Jahn-Teller distortion and ferromagnetism in the dilute magnetic semiconductors GaAs:Mn and cubic GaN:Mn

Using first-principles total-energy methods, we investigate Jahn-Teller distortions in III-V dilute magnetic semiconductors, GaAs:Mn and GaN:Mn in the cubic zinc blended structure. The results for an isolated Mn impurity on a Ga site show that there is no appreciable effect in GaAs, whereas in GaN there is a Jahn-Teller effect in which the symmetry around the impurity changes from $T_d$ to $D_{2d}$ or to $C_{2v}$. The large effect in GaN occurs because of the localized $d^4$ character, which is further enhanced by the distortion. The lower symmetry should be detectable experimentally in cubic GaN with low Mn concentration, and should be affected by charge compensation (reductions of holes and conversion of Mn ions to $d^5$ with no Jahn-Teller effect). The Jahn-Teller effect is greatly reduced because the symmetry at each Mn site is lowered due to the $\mathrm{Mn}-\mathrm{Mn}$ interaction.
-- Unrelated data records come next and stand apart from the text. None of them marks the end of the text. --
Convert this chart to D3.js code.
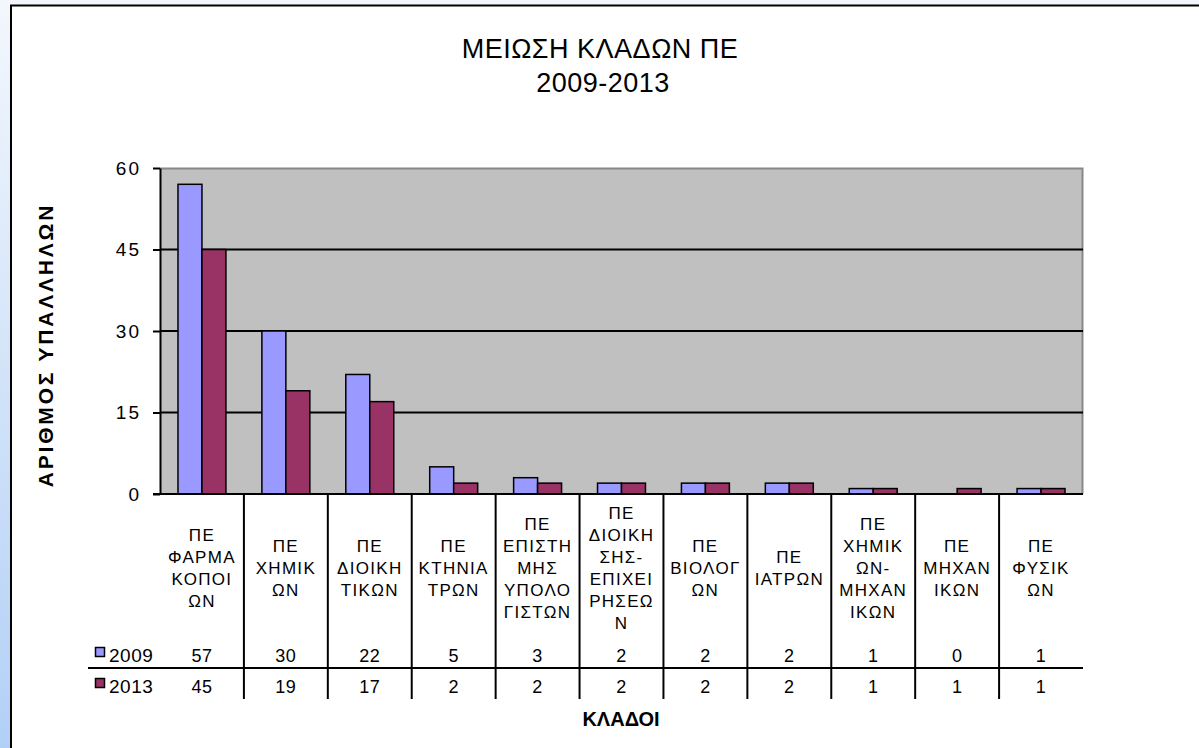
<!DOCTYPE html>
<html>
<head>
<meta charset="utf-8">
<script src="https://cdn.jsdelivr.net/npm/d3@7"></script>
<style>
  html, body { margin: 0; padding: 0; background: #fff; }
  svg { display: block; font-family: "Liberation Sans", Arial, sans-serif; }
</style>
</head>
<body>
<div id="chart"></div>
<script>
// Data
const categories = [
    ['ΠΕ', 'ΦΑΡΜΑ', 'ΚΟΠΟΙ', 'ΩΝ'],
    ['ΠΕ', 'ΧΗΜΙΚ', 'ΩΝ'],
    ['ΠΕ', 'ΔΙΟΙΚΗ', 'ΤΙΚΩΝ'],
    ['ΠΕ', 'ΚΤΗΝΙΑ', 'ΤΡΩΝ'],
    ['ΠΕ', 'ΕΠΙΣΤΗ', 'ΜΗΣ', 'ΥΠΟΛΟ', 'ΓΙΣΤΩΝ'],
    ['ΠΕ', 'ΔΙΟΙΚΗ', 'ΣΗΣ-', 'ΕΠΙΧΕΙ', 'ΡΗΣΕΩ', 'Ν'],
    ['ΠΕ', 'ΒΙΟΛΟΓ', 'ΩΝ'],
    ['ΠΕ', 'ΙΑΤΡΩΝ'],
    ['ΠΕ', 'ΧΗΜΙΚ', 'ΩΝ-', 'ΜΗΧΑΝ', 'ΙΚΩΝ'],
    ['ΠΕ', 'ΜΗΧΑΝ', 'ΙΚΩΝ'],
    ['ΠΕ', 'ΦΥΣΙΚ', 'ΩΝ']
];
const seriesNames = ['2009', '2013'];
const values2009 = [57, 30, 22, 5, 3, 2, 2, 2, 1, 0, 1];
const values2013 = [45, 19, 17, 2, 2, 2, 2, 2, 1, 1, 1];
const yTicks = [0, 15, 30, 45, 60];
const seriesColors = ['#9999FF', '#993366'];

const width = 1199, height = 748;
const plot = { left: 160, right: 1083, top: 168, bottom: 494 };

const svg = d3.select('#chart').append('svg')
    .attr('width', width)
    .attr('height', height);

// page background + frame
const defs = svg.append('defs');
const grad = defs.append('linearGradient')
    .attr('id', 'bg')
    .attr('x1', 0).attr('y1', 0).attr('x2', 0).attr('y2', 1);
grad.append('stop').attr('offset', '0%').attr('stop-color', '#f3f7fd');
grad.append('stop').attr('offset', '100%').attr('stop-color', '#b2d0f6');

svg.append('rect')
    .attr('width', width).attr('height', height)
    .attr('fill', 'url(#bg)');

svg.append('rect')
    .attr('x', 11).attr('y', 5.5)
    .attr('width', 1300).attr('height', 800)
    .attr('fill', '#fff')
    .attr('stroke', '#000')
    .attr('stroke-width', 2);

// title
const title = svg.append('text')
    .attr('text-anchor', 'middle')
    .attr('font-size', 27)
    .attr('letter-spacing', 0.5)
    .attr('fill', '#000');
title.append('tspan').attr('x', 600).attr('y', 58).text('ΜΕΙΩΣΗ ΚΛΑΔΩΝ  ΠΕ');
title.append('tspan').attr('x', 603).attr('y', 92).text('2009-2013');

// scales
const x = d3.scaleBand()
    .domain(d3.range(categories.length))
    .range([plot.left, plot.right])
    .paddingInner(0)
    .paddingOuter(0);

const xSub = d3.scaleBand()
    .domain(seriesNames)
    .range([0, x.bandwidth()])
    .paddingInner(0)
    .paddingOuter(0.75);

const y = d3.scaleLinear()
    .domain([0, 60])
    .range([plot.bottom, plot.top]);

// plot area
svg.append('rect')
    .attr('x', plot.left).attr('y', plot.top)
    .attr('width', plot.right - plot.left)
    .attr('height', plot.bottom - plot.top)
    .attr('fill', '#C0C0C0');

// plot border top/right (gray)
svg.append('path')
    .attr('d', `M${plot.left},${plot.top + 0.5}H${plot.right - 0.5}V${plot.bottom}`)
    .attr('fill', 'none')
    .attr('stroke', '#888')
    .attr('stroke-width', 2);

// gridlines
svg.append('g').selectAll('line')
    .data(yTicks.filter(t => t > 0 && t < 60))
    .enter().append('line')
    .attr('x1', plot.left).attr('x2', plot.right)
    .attr('y1', d => y(d)).attr('y2', d => y(d))
    .attr('stroke', '#000')
    .attr('stroke-width', 2);

// bars
const groups = svg.append('g').selectAll('g')
    .data(categories.map((c, i) => i))
    .enter().append('g')
    .attr('transform', i => `translate(${x(i)},0)`);

groups.selectAll('rect')
    .data(i => [
        { s: '2009', v: values2009[i], c: seriesColors[0] },
        { s: '2013', v: values2013[i], c: seriesColors[1] }
    ].filter(d => d.v > 0))
    .enter().append('rect')
    .attr('x', d => xSub(d.s))
    .attr('y', d => y(d.v))
    .attr('width', xSub.bandwidth())
    .attr('height', d => y(0) - y(d.v))
    .attr('fill', d => d.c)
    .attr('stroke', '#000')
    .attr('stroke-width', 1.5);

// y axis
const yAxis = svg.append('g')
    .attr('transform', `translate(${plot.left},0)`)
    .call(d3.axisLeft(y).tickValues(yTicks).tickSize(7).tickSizeOuter(0).tickPadding(12));
yAxis.select('.domain').attr('stroke', '#000').attr('stroke-width', 2);
yAxis.selectAll('.tick line').attr('stroke', '#000').attr('stroke-width', 2);
yAxis.selectAll('.tick text')
    .attr('font-size', 19)
    .attr('font-family', '"Liberation Sans", Arial, sans-serif')
    .attr('letter-spacing', 2)
    .attr('fill', '#000');

// baseline
svg.append('line')
    .attr('x1', plot.left - 7).attr('x2', plot.right)
    .attr('y1', y(0)).attr('y2', y(0))
    .attr('stroke', '#000')
    .attr('stroke-width', 2);

// data table
const rowBase = [662, 693];
const rowSep = 668;
const tableBottom = 699;

svg.append('g').selectAll('line')
    .data(d3.range(1, categories.length))
    .enter().append('line')
    .attr('x1', i => x(i)).attr('x2', i => x(i))
    .attr('y1', plot.bottom).attr('y2', tableBottom)
    .attr('stroke', '#000')
    .attr('stroke-width', 2);

svg.append('line')
    .attr('x1', 88).attr('x2', plot.right)
    .attr('y1', rowSep).attr('y2', rowSep)
    .attr('stroke', '#000')
    .attr('stroke-width', 2);

// category labels (wrapped as in the original)
const lineH = 22, labelCenter = 568;
const catLabels = svg.append('g').selectAll('text')
    .data(categories)
    .enter().append('text')
    .attr('text-anchor', 'middle')
    .attr('font-size', 17)
    .attr('letter-spacing', 1.3)
    .attr('fill', '#000');
catLabels.each(function (lines, i) {
    const t = d3.select(this);
    const start = labelCenter - (lines.length - 1) / 2 * lineH + 6;
    lines.forEach((ln, k) => {
        t.append('tspan')
            .attr('x', x(i) + x.bandwidth() / 2)
            .attr('y', start + k * lineH)
            .text(ln);
    });
});

// table values
[values2009, values2013].forEach((vals, r) => {
    svg.append('g').selectAll('text')
        .data(vals)
        .enter().append('text')
        .attr('x', (d, i) => x(i) + x.bandwidth() / 2)
        .attr('y', rowBase[r])
        .attr('text-anchor', 'middle')
        .attr('font-size', 18)
        .attr('letter-spacing', 0.5)
        .attr('fill', '#000')
        .text(d => d);
});

// legend keys in table
seriesNames.forEach((s, r) => {
    svg.append('rect')
        .attr('x', 95.5).attr('y', rowBase[r] - 14.5)
        .attr('width', 9).attr('height', 9)
        .attr('fill', seriesColors[r])
        .attr('stroke', '#000')
        .attr('stroke-width', 1.5);
    svg.append('text')
        .attr('x', 109).attr('y', rowBase[r])
        .attr('font-size', 19)
        .attr('letter-spacing', 0.5)
        .attr('fill', '#000')
        .text(s);
});

// axis titles
svg.append('text')
    .attr('x', 621).attr('y', 726)
    .attr('text-anchor', 'middle')
    .attr('font-size', 20)
    .attr('font-weight', 'bold')
    .attr('fill', '#000')
    .text('ΚΛΑΔΟΙ');

svg.append('text')
    .attr('transform', 'translate(53,345) rotate(-90)')
    .attr('text-anchor', 'middle')
    .attr('font-size', 21)
    .attr('font-weight', 'bold')
    .attr('letter-spacing', 2.8)
    .attr('fill', '#000')
    .text('ΑΡΙΘΜΟΣ ΥΠΑΛΛΗΛΩΝ');
</script>
</body>
</html>
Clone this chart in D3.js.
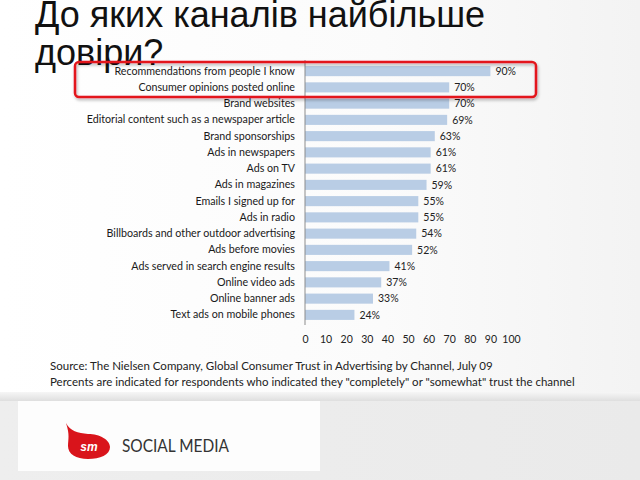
<!DOCTYPE html>
<html><head><meta charset="utf-8">
<script src="https://cdn.jsdelivr.net/npm/d3@7"></script>
<style>body{margin:0;background:#fff;}svg{display:block;}</style>
</head><body>
<script>
const categories = [
  "Recommendations from people I know",
  "Consumer opinions posted online",
  "Brand websites",
  "Editorial content such as a newspaper article",
  "Brand sponsorships",
  "Ads in newspapers",
  "Ads on TV",
  "Ads in magazines",
  "Emails I signed up for",
  "Ads in radio",
  "Billboards and other outdoor advertising",
  "Ads before movies",
  "Ads served in search engine results",
  "Online video ads",
  "Online banner ads",
  "Text ads on mobile phones"
];
const values = [90, 70, 70, 69, 63, 61, 61, 59, 55, 55, 54, 52, 41, 37, 33, 24];
const xTicks = [0, 10, 20, 30, 40, 50, 60, 70, 80, 90, 100];
const titleLines = ["До яких каналів найбільше", "довіри?"];
const sourceLines = [
  "Source: The Nielsen Company, Global Consumer Trust in Advertising by Channel, July 09",
  "Percents are indicated for respondents who indicated they \"completely\" or \"somewhat\" trust the channel"
];

const W = 640, H = 480;
const svg = d3.select("body").append("svg").attr("width", W).attr("height", H);
const defs = svg.append("defs");
const g1 = defs.append("linearGradient").attr("id","bg").attr("x1","0").attr("x2","1").attr("y1","0").attr("y2","0");
g1.append("stop").attr("offset","0").attr("stop-color","#ffffff");
g1.append("stop").attr("offset","0.6").attr("stop-color","#fbfbfb");
g1.append("stop").attr("offset","1").attr("stop-color","#f3f3f3");
const g2 = defs.append("linearGradient").attr("id","bot").attr("x1","0").attr("x2","1").attr("y1","0").attr("y2","0");
g2.append("stop").attr("offset","0").attr("stop-color","#eeeeee");
g2.append("stop").attr("offset","1").attr("stop-color","#eaeaea");
const sh = defs.append("linearGradient").attr("id","sh").attr("x1","0").attr("x2","0").attr("y1","0").attr("y2","1");
sh.append("stop").attr("offset","0").attr("stop-color","#f6f6f6");
sh.append("stop").attr("offset","1").attr("stop-color","#dcdcdc");
const flt = defs.append("filter").attr("id","ds").attr("x","-5%").attr("y","-20%").attr("width","110%").attr("height","150%");
flt.append("feDropShadow").attr("dx",1).attr("dy",2).attr("stdDeviation",1.5).attr("flood-color","#000").attr("flood-opacity",0.3);

svg.append("rect").attr("width",W).attr("height",H).attr("fill","url(#bg)");
svg.append("rect").attr("x",0).attr("y",392).attr("width",W).attr("height",10).attr("fill","url(#sh)");
svg.append("rect").attr("x",0).attr("y",401).attr("width",W).attr("height",79).attr("fill","url(#bot)");
svg.append("rect").attr("x",18).attr("y",401).attr("width",302).attr("height",70).attr("fill","#fdfdfd");

// Title
svg.append("g").selectAll("text").data(titleLines).join("text")
  .attr("x", 35).attr("y", (d,i) => 27 + i*38)
  .attr("font-family", "Liberation Sans, Arial, sans-serif")
  .attr("font-size", 36).attr("fill", "#111")
  .text(d => d);

// Scales
const x = d3.scaleLinear().domain([0, 100]).range([305, 511]);
const y = d3.scaleBand().domain(categories).range([63, 323]).paddingInner(0.38).paddingOuter(0.19);

// Bars
svg.append("g").selectAll("rect").data(categories).join("rect")
  .attr("x", x(0)).attr("y", d => y(d))
  .attr("width", (d,i) => x(values[i]) - x(0))
  .attr("height", y.bandwidth())
  .attr("fill", "#b9cde5");

// Value labels
svg.append("g").selectAll("text").data(categories).join("text")
  .attr("x", (d,i) => x(values[i]) + 5)
  .attr("y", d => y(d) + y.bandwidth()/2)
  .attr("dy", "0.35em")
  .attr("font-family", "Lato, Open Sans, sans-serif")
  .attr("font-size", 10.5).attr("fill", "#222")
  .text((d,i) => values[i] + "%");

// Category axis
const ay = svg.append("g").attr("transform", `translate(${x(0)},0)`)
  .call(d3.axisLeft(y).tickSize(0).tickPadding(10));
ay.select(".domain").attr("stroke", "#8c8c8c").attr("d", "M0,60V325");
ay.selectAll("text").attr("font-family", "Lato, Open Sans, sans-serif").attr("font-size", 10.7).attr("fill", "#1a1a1a");

// Value axis (tick labels only)
const ax = svg.append("g").attr("transform", "translate(0,334)")
  .call(d3.axisBottom(x).tickValues(xTicks).tickSize(0).tickPadding(2));
ax.select(".domain").remove();
ax.selectAll("text").attr("font-family", "Lato, Open Sans, sans-serif").attr("font-size", 10.5).attr("fill", "#222");

// Highlight box
svg.append("rect").attr("x", 75).attr("y", 62).attr("width", 461).attr("height", 35)
  .attr("rx", 4).attr("fill", "none").attr("stroke", "#e3161e").attr("stroke-width", 2.5)
  .attr("filter", "url(#ds)");

// Source lines
svg.append("g").selectAll("text").data(sourceLines).join("text")
  .attr("x", 50).attr("y", (d,i) => 370 + i*16)
  .attr("font-family", "Lato, Open Sans, sans-serif")
  .attr("font-size", 11.5).attr("fill", "#222")
  .text(d => d);

// Logo
const logo = svg.append("g");
logo.append("path")
  .attr("d", "M66,423 C70,431 78,433 88,434 C100,434 110,440 110,447 C110,455 100,459 88,459 C76,459 68,454 68,446 C68,439 70,435 66,423 Z")
  .attr("fill", "#d9141b");
logo.append("text").attr("x", 89).attr("y", 451).attr("text-anchor","middle")
  .attr("font-family","Liberation Sans, Arial, sans-serif").attr("font-weight","bold").attr("font-style","italic")
  .attr("font-size", 12).attr("fill","#fff").text("sm");
logo.append("text").attr("x", 122).attr("y", 452)
  .attr("font-family","Lato, Open Sans, sans-serif").attr("font-size", 17.5).attr("fill","#333")
  .attr("textLength", 107).attr("lengthAdjust", "spacingAndGlyphs")
  .text("SOCIAL MEDIA");
</script>
</body></html>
The tendency toward ferromagnetism is found to be stronger in GaN:Mn than in GaAs:Mn and to be only slightly reduced by charge compensation.

Figure 1

A schematic drawing of three different atomic configurations, which lower symmetries in Jahn-Teller distortion (a) $T_d$ to $D_{2d}$, (b) $T_d$ to $C_{2v}$, and (c) $T_d$ to $C_{3v}$.

Figure 2

The partial density of states and schematic energy level diagrams of Mn $3d$ states in (a) GaAs:Mn and (b) GaN:Mn in $T_d$ symmetry without a Jahn-Teller distortion (no energy level splitting) and (c) with Jahn-Teller distortion of $D_{2d}$ symmetry, which shows the splitting of the $t_{2d}$ $d$ states.